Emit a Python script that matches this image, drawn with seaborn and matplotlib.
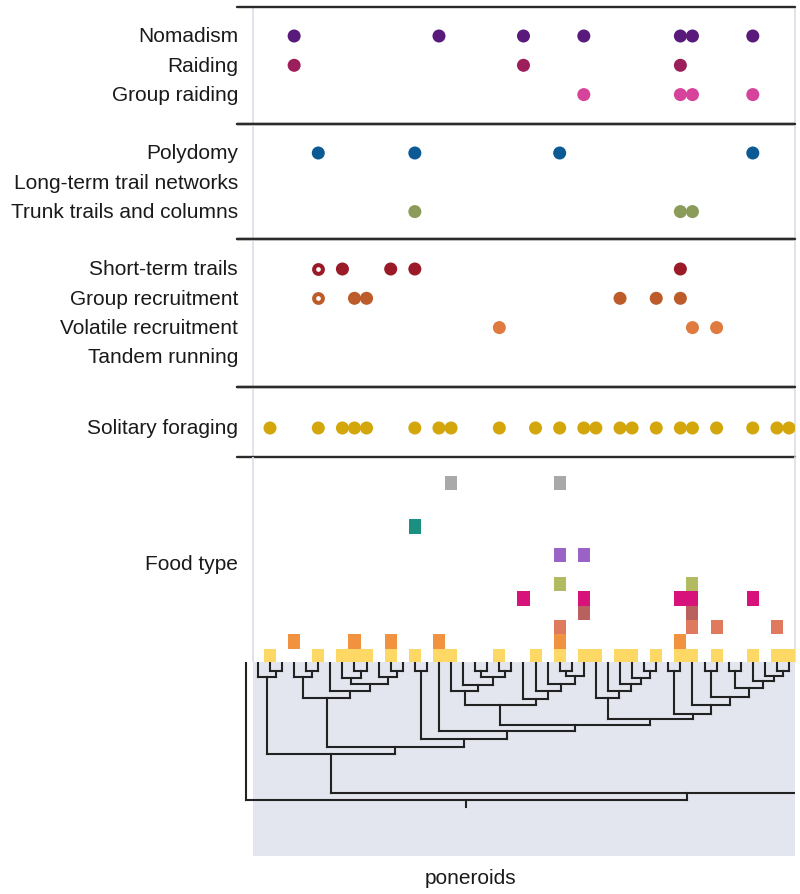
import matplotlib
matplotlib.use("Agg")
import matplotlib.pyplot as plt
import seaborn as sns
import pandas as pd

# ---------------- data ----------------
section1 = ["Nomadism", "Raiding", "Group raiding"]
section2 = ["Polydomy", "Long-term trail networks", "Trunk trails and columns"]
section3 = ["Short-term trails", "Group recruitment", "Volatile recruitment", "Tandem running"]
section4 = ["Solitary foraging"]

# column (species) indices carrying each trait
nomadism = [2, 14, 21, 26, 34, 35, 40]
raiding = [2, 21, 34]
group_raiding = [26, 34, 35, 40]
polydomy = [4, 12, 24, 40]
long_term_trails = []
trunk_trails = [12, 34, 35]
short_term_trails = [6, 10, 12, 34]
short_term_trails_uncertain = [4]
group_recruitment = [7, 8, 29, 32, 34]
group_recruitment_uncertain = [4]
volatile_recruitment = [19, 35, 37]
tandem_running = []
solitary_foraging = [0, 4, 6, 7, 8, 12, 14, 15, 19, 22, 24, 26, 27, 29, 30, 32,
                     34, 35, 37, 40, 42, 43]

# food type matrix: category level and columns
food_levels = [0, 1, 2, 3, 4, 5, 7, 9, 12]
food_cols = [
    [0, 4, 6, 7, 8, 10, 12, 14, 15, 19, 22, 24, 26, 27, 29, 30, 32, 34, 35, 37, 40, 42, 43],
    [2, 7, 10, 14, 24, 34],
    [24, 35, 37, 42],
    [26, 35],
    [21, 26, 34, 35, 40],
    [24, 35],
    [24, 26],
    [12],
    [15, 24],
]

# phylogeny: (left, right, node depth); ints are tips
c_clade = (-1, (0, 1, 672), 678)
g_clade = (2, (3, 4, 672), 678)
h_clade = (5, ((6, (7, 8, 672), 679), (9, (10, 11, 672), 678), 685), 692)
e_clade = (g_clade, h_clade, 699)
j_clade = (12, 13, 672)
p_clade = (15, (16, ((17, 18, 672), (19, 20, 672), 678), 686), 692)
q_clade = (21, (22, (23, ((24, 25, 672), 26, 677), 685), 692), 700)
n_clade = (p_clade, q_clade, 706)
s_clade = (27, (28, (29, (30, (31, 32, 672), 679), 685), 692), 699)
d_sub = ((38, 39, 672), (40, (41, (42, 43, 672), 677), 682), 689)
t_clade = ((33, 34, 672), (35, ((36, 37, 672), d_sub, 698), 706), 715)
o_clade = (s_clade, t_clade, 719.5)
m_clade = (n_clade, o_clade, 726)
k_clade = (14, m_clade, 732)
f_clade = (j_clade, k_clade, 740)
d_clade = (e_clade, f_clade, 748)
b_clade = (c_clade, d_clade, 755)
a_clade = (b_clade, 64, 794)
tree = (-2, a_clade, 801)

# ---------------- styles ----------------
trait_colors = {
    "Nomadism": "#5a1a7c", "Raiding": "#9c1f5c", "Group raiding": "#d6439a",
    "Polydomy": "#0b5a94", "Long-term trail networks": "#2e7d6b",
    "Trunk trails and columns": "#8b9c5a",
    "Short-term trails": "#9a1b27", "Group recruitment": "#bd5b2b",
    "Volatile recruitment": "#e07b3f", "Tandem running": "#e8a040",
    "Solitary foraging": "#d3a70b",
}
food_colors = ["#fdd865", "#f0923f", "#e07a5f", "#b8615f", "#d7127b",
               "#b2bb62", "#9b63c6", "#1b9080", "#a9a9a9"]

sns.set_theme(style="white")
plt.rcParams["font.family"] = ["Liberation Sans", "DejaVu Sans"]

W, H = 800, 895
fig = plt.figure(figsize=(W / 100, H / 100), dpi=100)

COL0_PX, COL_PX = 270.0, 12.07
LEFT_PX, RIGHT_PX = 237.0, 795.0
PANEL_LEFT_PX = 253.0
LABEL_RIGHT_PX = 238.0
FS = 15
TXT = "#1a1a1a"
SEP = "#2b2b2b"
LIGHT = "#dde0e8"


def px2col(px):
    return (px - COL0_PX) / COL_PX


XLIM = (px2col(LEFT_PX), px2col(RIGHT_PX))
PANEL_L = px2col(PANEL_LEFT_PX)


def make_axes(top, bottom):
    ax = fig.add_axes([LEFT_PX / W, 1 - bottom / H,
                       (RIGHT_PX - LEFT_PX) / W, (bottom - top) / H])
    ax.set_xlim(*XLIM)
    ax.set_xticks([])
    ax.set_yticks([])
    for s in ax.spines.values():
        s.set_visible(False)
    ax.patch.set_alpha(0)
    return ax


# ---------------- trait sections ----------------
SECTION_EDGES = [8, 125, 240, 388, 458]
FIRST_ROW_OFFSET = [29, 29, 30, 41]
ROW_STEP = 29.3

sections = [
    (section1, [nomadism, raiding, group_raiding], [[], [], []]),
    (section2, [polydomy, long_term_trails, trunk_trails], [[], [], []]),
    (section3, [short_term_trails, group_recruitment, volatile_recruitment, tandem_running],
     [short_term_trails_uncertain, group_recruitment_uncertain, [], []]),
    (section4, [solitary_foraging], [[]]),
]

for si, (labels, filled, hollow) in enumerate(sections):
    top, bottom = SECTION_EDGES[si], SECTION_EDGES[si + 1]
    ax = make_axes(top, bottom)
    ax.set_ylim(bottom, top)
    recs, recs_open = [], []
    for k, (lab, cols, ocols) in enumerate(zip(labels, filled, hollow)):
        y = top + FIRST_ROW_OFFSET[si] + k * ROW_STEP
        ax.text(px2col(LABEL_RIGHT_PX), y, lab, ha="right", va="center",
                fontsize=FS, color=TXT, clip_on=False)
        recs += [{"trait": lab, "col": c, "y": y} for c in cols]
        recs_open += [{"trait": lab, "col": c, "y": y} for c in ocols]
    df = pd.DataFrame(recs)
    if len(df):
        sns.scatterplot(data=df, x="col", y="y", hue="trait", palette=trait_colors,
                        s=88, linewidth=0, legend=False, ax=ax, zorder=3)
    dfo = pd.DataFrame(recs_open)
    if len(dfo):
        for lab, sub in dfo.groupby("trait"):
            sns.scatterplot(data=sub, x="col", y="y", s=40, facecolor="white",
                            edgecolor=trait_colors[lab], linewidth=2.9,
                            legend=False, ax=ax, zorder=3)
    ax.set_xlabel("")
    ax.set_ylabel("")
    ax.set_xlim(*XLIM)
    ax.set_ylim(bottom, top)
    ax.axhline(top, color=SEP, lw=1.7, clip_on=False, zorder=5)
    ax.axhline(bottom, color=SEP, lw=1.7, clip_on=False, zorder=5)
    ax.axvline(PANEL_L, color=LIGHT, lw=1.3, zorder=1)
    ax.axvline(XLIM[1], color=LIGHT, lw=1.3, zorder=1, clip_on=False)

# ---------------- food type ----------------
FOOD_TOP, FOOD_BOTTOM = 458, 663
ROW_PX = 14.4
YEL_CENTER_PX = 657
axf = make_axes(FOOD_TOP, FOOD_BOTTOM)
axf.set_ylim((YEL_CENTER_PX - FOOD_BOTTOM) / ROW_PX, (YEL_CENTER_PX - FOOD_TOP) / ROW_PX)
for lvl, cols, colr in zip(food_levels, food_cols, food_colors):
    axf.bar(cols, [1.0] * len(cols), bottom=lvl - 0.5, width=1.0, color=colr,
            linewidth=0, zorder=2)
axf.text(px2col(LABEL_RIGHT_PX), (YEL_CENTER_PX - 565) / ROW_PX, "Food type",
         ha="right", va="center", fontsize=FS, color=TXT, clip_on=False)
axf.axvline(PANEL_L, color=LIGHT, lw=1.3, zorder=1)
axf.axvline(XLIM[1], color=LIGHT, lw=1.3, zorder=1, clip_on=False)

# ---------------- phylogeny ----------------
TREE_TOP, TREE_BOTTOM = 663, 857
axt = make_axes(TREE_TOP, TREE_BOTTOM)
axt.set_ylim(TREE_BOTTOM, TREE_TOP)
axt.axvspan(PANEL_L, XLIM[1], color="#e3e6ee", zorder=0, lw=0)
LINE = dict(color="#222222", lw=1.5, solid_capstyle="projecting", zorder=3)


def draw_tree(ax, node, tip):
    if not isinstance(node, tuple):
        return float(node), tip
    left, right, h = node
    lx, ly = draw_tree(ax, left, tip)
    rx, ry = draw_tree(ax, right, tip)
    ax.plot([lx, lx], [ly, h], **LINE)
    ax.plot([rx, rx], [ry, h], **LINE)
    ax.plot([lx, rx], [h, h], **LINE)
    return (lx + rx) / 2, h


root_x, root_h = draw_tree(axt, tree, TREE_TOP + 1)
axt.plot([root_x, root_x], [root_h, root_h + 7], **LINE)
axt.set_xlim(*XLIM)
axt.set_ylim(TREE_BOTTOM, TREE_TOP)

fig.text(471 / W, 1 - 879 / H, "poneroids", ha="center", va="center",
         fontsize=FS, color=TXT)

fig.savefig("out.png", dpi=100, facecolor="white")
________
Leave out the pictures and restate, word for word, the lines from the top of the data through the line containing "import pandas as pd", both included.

## [EXPECTED OUTPUT]
Emit a Python script that matches this image, drawn with seaborn and matplotlib.
import matplotlib
matplotlib.use("Agg")
import matplotlib.pyplot as plt
import seaborn as sns
import pandas as pd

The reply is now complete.